Je viens de voir rentrer quelques blessés. Comme c'est triste ! Ces pauvres malheureux sont tout couverts de sang. Ils sont à bout de forces. Les infirmiers et tout le personnel désigné pour les secourir et les panser travaillent bien. Les aumôniers se dévouent également de tout leur cœur. Ils accompagnent les convois jusqu'à l'arrière du champs de bataille et en dehors de la question religieuse, se dépensent énormément pour nos frères d'armes.

Depuis bientôt quinze jours, la canonnade gronde avec un fracas épouvantable. Les obus pleuvent, heureusement plus souvent en arrière ou en avant que sur nos lignes. Et nous restons tous courageusement sous cette mitraille jusqu'à ce que la voix de nos chefs nous commande la retraite.

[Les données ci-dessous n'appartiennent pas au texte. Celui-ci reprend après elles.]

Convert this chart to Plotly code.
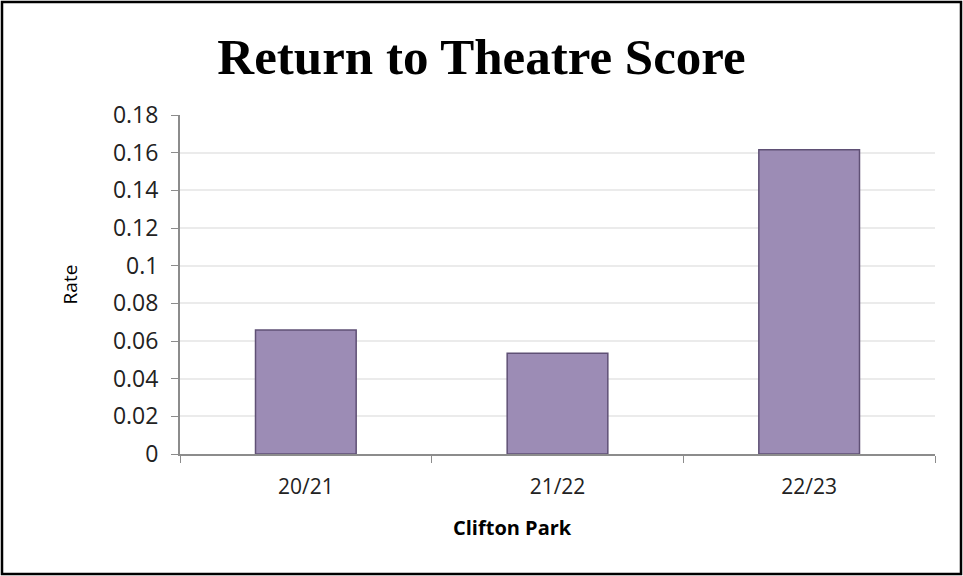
import plotly.graph_objects as go

categories = ["20/21", "21/22", "22/23"]
rates = [0.0658, 0.0535, 0.1615]
y_ticks = [0, 0.02, 0.04, 0.06, 0.08, 0.1, 0.12, 0.14, 0.16, 0.18]
y_tick_labels = ["0", "0.02", "0.04", "0.06", "0.08", "0.1", "0.12", "0.14", "0.16", "0.18"]

fig = go.Figure()
fig.add_trace(go.Bar(
    x=categories, y=rates, width=0.4,
    marker=dict(color="#9C8CB5", line=dict(color="#5F5075", width=1.5)),
))

fig.update_layout(
    width=963, height=576,
    margin=dict(l=180, r=28, t=115, b=122),
    paper_bgcolor="white", plot_bgcolor="white",
    showlegend=False,
    title=dict(text="<b>Return to Theatre Score</b>", x=0.5, xanchor="center",
               y=0.903, yanchor="middle",
               font=dict(family="Liberation Serif, serif", size=51, color="black")),
    font=dict(family="Open Sans, Liberation Sans, sans-serif", color="#222222"),
    shapes=[dict(type="rect", xref="paper", yref="paper", x0=-178/755, x1=1+26/755,
                 y0=-120/339, y1=1+113/339, line=dict(color="black", width=2.5))],
    annotations=[dict(text="<b>Clifton Park</b>", xref="paper", yref="paper",
                      x=(512 - 180) / 755, y=-(527 - 454) / 339,
                      xanchor="center", yanchor="middle", showarrow=False,
                      font=dict(size=20, color="black"))],
)
fig.update_xaxes(
    showline=True, linecolor="#8C8C8C", linewidth=2,
    ticks="outside", tickson="boundaries", ticklen=7, tickcolor="#8C8C8C",
    tickfont=dict(size=21, color="#222222"), ticklabelstandoff=13,
    showgrid=False,
)
fig.update_yaxes(
    range=[0, 0.18], tickvals=y_ticks, ticktext=y_tick_labels,
    showline=True, linecolor="#8C8C8C", linewidth=2,
    ticks="outside", ticklen=7, tickcolor="#8C8C8C",
    tickfont=dict(size=23, color="#222222"), ticklabelstandoff=8,
    showgrid=True, gridcolor="#EBEBEB", gridwidth=1.5,
    zeroline=False,
    title=dict(text="Rate", font=dict(size=19, color="black"), standoff=30),
)

fig.write_html("out.html")
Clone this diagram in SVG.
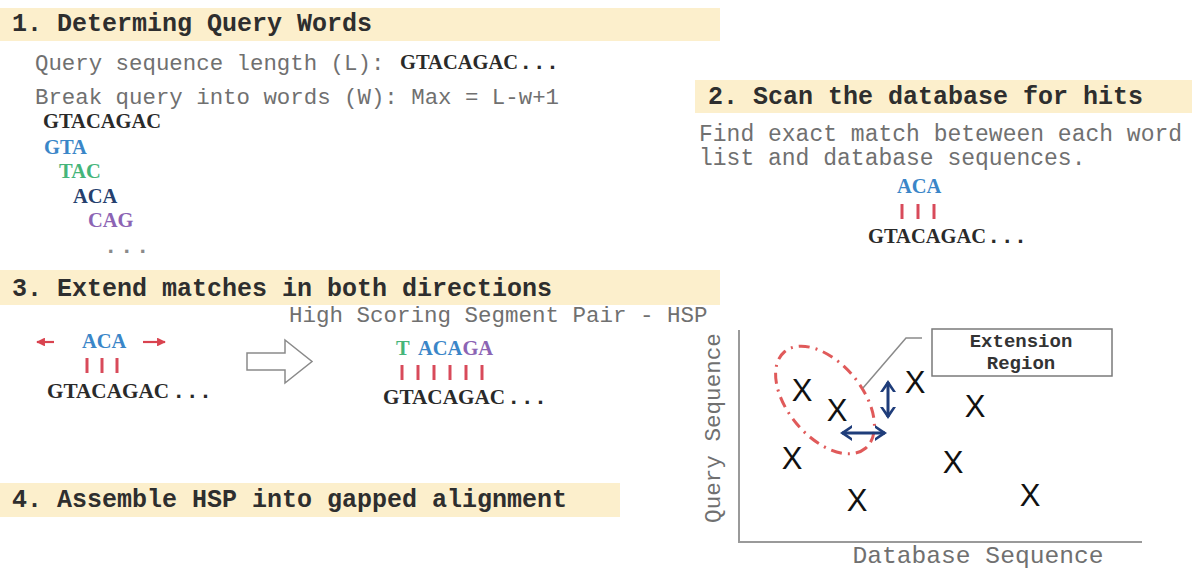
<svg xmlns="http://www.w3.org/2000/svg" width="1192" height="569" viewBox="0 0 1192 569">
  <defs>
    <marker id="redHead" viewBox="0 0 10 10" refX="9" refY="5" markerWidth="4" markerHeight="4" orient="auto-start-reverse" markerUnits="strokeWidth">
      <path d="M0,0 L10,5 L0,10 Z" fill="#d9434f"/>
    </marker>
    <marker id="navyHead" viewBox="0 0 12 16" refX="10" refY="8" markerWidth="12" markerHeight="16" orient="auto-start-reverse" markerUnits="userSpaceOnUse">
      <path d="M0,0 L12,8 L0,16 L0,13 L7,8 L0,3 Z" fill="#1f3d7a"/>
    </marker>
  </defs>
  <style>
    .band { fill: #fcefcc; }
    .head { font-family: "Liberation Mono", "Courier New", monospace; font-weight: bold; font-size: 25px; fill: #2e2e2e; }
    .mono { font-family: "Liberation Mono", "Courier New", monospace; font-size: 22.4px; fill: #707070; }
    .seq { font-family: "Liberation Serif", "Times New Roman", serif; font-weight: bold; font-size: 20.5px; fill: #2a2a2a; }
    .dots { font-family: "Liberation Mono", "Courier New", monospace; font-weight: bold; font-size: 22.4px; fill: #2a2a2a; }
    .blue { fill: #3a86c8; }
    .green { fill: #45b57a; }
    .navy { fill: #25406e; }
    .purple { fill: #8c64b4; }
    .bar { stroke: #d84a5a; stroke-width: 3; }
    .x { font-family: "Liberation Sans", Arial, sans-serif; font-size: 31px; fill: #111; text-anchor: middle; }
    .axis { stroke: #9a9a9a; stroke-width: 2; fill: none; }
  </style>

  <rect width="1192" height="569" fill="#ffffff"/>

  <!-- Step 1: query words -->
  <g id="step1">
    <rect class="band" x="0" y="8" width="720" height="33"/>
    <text class="head" x="12" y="31">1. Determing Query Words</text>
    <text class="mono" x="35" y="70">Query sequence length (L):</text>
    <text class="seq" x="400" y="69">GTACAGAC</text>
    <text class="dots" x="519" y="69">...</text>
    <text class="mono" x="35" y="104">Break query into words (W): Max = L-w+1</text>
    <text class="seq" x="43" y="128">GTACAGAC</text>
    <text class="seq blue" x="44" y="154">GTA</text>
    <text class="seq green" x="59" y="178">TAC</text>
    <text class="seq navy" x="73" y="203">ACA</text>
    <text class="seq purple" x="88" y="227">CAG</text>
    <text class="dots" x="104" y="253" style="fill:#8a8a8a; letter-spacing:2.6px">...</text>
  </g>

  <!-- Step 2: scan database -->
  <g id="step2">
    <rect class="band" x="695" y="80" width="497" height="33"/>
    <text class="head" x="708" y="104">2. Scan the database for hits</text>
    <text class="mono" x="699" y="141" style="font-size:23px">Find exact match beteween each word</text>
    <text class="mono" x="699" y="165" style="font-size:23px">list and database sequences.</text>
    <text class="seq blue" x="897" y="193">ACA</text>
    <line class="bar" x1="902" y1="204" x2="902" y2="219"/>
    <line class="bar" x1="918" y1="204" x2="918" y2="219"/>
    <line class="bar" x1="934" y1="204" x2="934" y2="219"/>
    <text class="seq" x="868" y="243">GTACAGAC</text>
    <text class="dots" x="987" y="243">...</text>
  </g>

  <!-- Step 3: extend matches -->
  <g id="step3">
    <rect class="band" x="0" y="270" width="720" height="35"/>
    <text class="head" x="12" y="296">3. Extend matches in both directions</text>
    <line x1="54" y1="342" x2="37" y2="342" stroke="#d9434f" stroke-width="2.2" marker-end="url(#redHead)"/>
    <line x1="143" y1="342" x2="165" y2="342" stroke="#d9434f" stroke-width="2.2" marker-end="url(#redHead)"/>
    <text class="seq blue" x="82" y="348">ACA</text>
    <line class="bar" x1="87" y1="358" x2="87" y2="373"/>
    <line class="bar" x1="102" y1="358" x2="102" y2="373"/>
    <line class="bar" x1="117" y1="358" x2="117" y2="373"/>
    <text class="seq" x="47" y="398" style="font-size:21.2px">GTACAGAC</text>
    <text class="dots" x="172" y="398">...</text>
  </g>

  <g id="extend-arrow">
    <path d="M247,353 L285,353 L285,340 L312,361.5 L285,383 L285,370 L247,370 Z" fill="#ffffff" stroke="#8a8a8a" stroke-width="1.5" stroke-linejoin="miter"/>
  </g>

  <g id="hsp">
    <text class="mono" x="289" y="322" style="font-size:22.5px">High Scoring Segment Pair - HSP</text>
    <text class="seq green" x="396" y="355">T</text>
    <text class="seq" x="418" y="355"><tspan class="blue">ACA</tspan><tspan class="purple">GA</tspan></text>
    <line class="bar" x1="402" y1="365" x2="402" y2="380"/>
    <line class="bar" x1="418" y1="365" x2="418" y2="380"/>
    <line class="bar" x1="434" y1="365" x2="434" y2="380"/>
    <line class="bar" x1="450" y1="365" x2="450" y2="380"/>
    <line class="bar" x1="466" y1="365" x2="466" y2="380"/>
    <line class="bar" x1="482" y1="365" x2="482" y2="380"/>
    <text class="seq" x="383" y="404" style="font-size:21.2px">GTACAGAC</text>
    <text class="dots" x="507" y="404">...</text>
  </g>

  <!-- Step 4: gapped alignment -->
  <g id="step4">
    <rect class="band" x="0" y="483" width="620" height="34"/>
    <text class="head" x="12" y="507">4. Assemble HSP into gapped alignment</text>
  </g>

  <!-- Dot plot of hits -->
  <g id="plot">
    <path class="axis" d="M739,330 L739,542 L1142,542"/>
    <text class="mono" transform="translate(720,428) rotate(-90)" text-anchor="middle" style="font-size:22.6px">Query Sequence</text>
    <text class="mono" x="978" y="563" text-anchor="middle" style="font-size:24.6px">Database Sequence</text>
    <ellipse cx="825" cy="400" rx="63" ry="37" transform="rotate(50 825 400)" fill="none" stroke="#e05a5a" stroke-width="3" stroke-dasharray="11 6 2 6"/>
    <text class="x" x="802" y="401">X</text>
    <text class="x" x="837" y="421">X</text>
    <text class="x" x="915" y="393">X</text>
    <text class="x" x="975" y="417">X</text>
    <text class="x" x="792" y="469">X</text>
    <text class="x" x="953" y="473">X</text>
    <text class="x" x="857" y="511">X</text>
    <text class="x" x="1030" y="506">X</text>
  </g>

  <g id="extension-region">
    <rect x="932" y="329" width="180" height="47" fill="#ffffff" stroke="#7a7a7a" stroke-width="1.5"/>
    <text class="dots" x="1021" y="347" text-anchor="middle" style="font-size:19px;fill:#333">Extension</text>
    <text class="dots" x="1021" y="369" text-anchor="middle" style="font-size:19px;fill:#333">Region</text>
  </g>

  <g id="connectors">
    <polyline points="863,388 906,338 922,338" fill="none" stroke="#8a8a8a" stroke-width="1.5"/>
    <line x1="888" y1="382" x2="888" y2="417" stroke="#1f3d7a" stroke-width="3" marker-start="url(#navyHead)" marker-end="url(#navyHead)"/>
    <line x1="842" y1="433" x2="885" y2="433" stroke="#1f3d7a" stroke-width="3" marker-start="url(#navyHead)" marker-end="url(#navyHead)"/>
  </g>
</svg>
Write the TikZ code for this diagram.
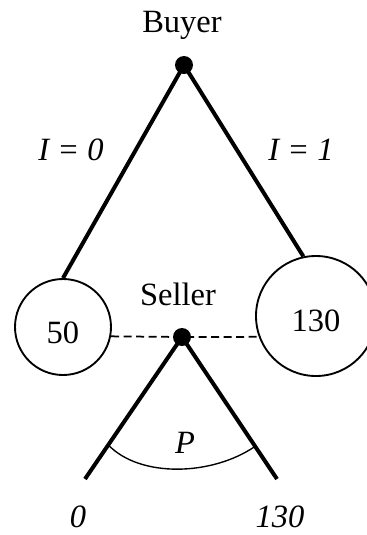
\documentclass[tikz,border=0pt]{standalone}
\usepackage{fontspec}
\setmainfont{Liberation Serif}
\usetikzlibrary{calc}
\tikzset{
    dot/.style = {circle, fill = black, inner sep = 0pt, minimum size = 7.2pt},
    payoff/.style = {circle, draw, line width = 0.75pt, inner sep = 0pt, text depth = 0pt},
    branch/.style = {line width = 1.6pt},
    info/.style = {line width = 0.7pt, dash pattern = on 3.2pt off 1.8pt},
}
\begin{document}
\begin{tikzpicture}[x = 0.4pt, y = -0.4pt, font = \fontsize{13}{15}\selectfont]
        \useasboundingbox (0, 0) rectangle (367, 535);
        \node[dot] (buyer) at (184, 65) {};
        \node[anchor = base] (buyertxt) at (182, 32) {Buyer};
        \node[payoff, minimum size = 38.4pt, text height = 12.8pt] (low) at (63, 327) {50};
        \node[payoff, minimum size = 48pt, text height = 12pt] (high) at (316, 316) {130};
        \draw[branch] (buyer.center) -- (low.north);
        \draw[branch] (buyer.center) -- (high.102);
        \node[anchor = base] (izero) at (71, 160) {\textit{I = 0}};
        \node[anchor = base] (ione) at (301, 160) {\textit{I = 1}};
        \begin{scope}
            \node[dot] (seller) at (182, 337) {};
            \node[anchor = base] (sellertxt) at (178, 305) {Seller};
            \draw[info] (low.-11) -- (seller.center) -- (high.200);
            \coordinate (zero) at (85, 479);
            \coordinate (full) at (277, 479);
            \draw[branch] (seller.center) -- (zero);
            \draw[branch] (seller.center) -- (full);
            \coordinate (pleft) at ($(seller)!0.76!(zero)$);
            \coordinate (pright) at ($(seller)!0.77!(full)$);
            \draw[line width = 0.55pt] (pleft) .. controls (140, 478) and (212, 476) .. (pright);
            \node[anchor = base] (ptxt) at (185, 453) {\textit{P}};
            \node[anchor = base] (zerotxt) at (78, 527) {\textit{0}};
            \node[anchor = base] (fulltxt) at (280, 527) {\textit{130}};
        \end{scope}
    \end{tikzpicture}
\end{document}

Au cours de cette semaine, je suis passé à Varennes, joli petit chef-lieu de canton de la Meuse où Louis XVI fut arrêté, j'ai vu la maison où il logea comme prisonnier. Cette nuit j'ai été obligé, avec quelques-uns de mes camarades, de coucher à la belle étoile. La terre est chaude pendant le jour par ces chaleurs qui ne nous ont pas quittés depuis notre départ, mais les nuits sont très longues et froides, et ce matin j'étais littéralement gelé en me réveillant.

Heureusement nous avions touché la veille au soir la ration d'eau-de-vie et je vous assure qu'elle était la bienvenue.

L'ordre de départ vient de nous être donné. Encore cinq minutes et nous serons sur la grande route. J'en profite donc pour terminer cette petite missive et vous assure que tout va bien pour le moment, pas le moindre bobo, beaucoup de fatigue mais supportée facilement, quelques privations mais sans trop en souffrir. Le sacrifice demandé est considérable, mais nous sommes généreux et l'acceptons franchement.

Au revoir donc et j'espère à Noël aller manger l'oie et faire avec vous le traditionnel réveillon.

En attendant la réalisation de ces espérances, je vous embrasse tous, de tout mon cœur et me recommande à vos bonnes prières ».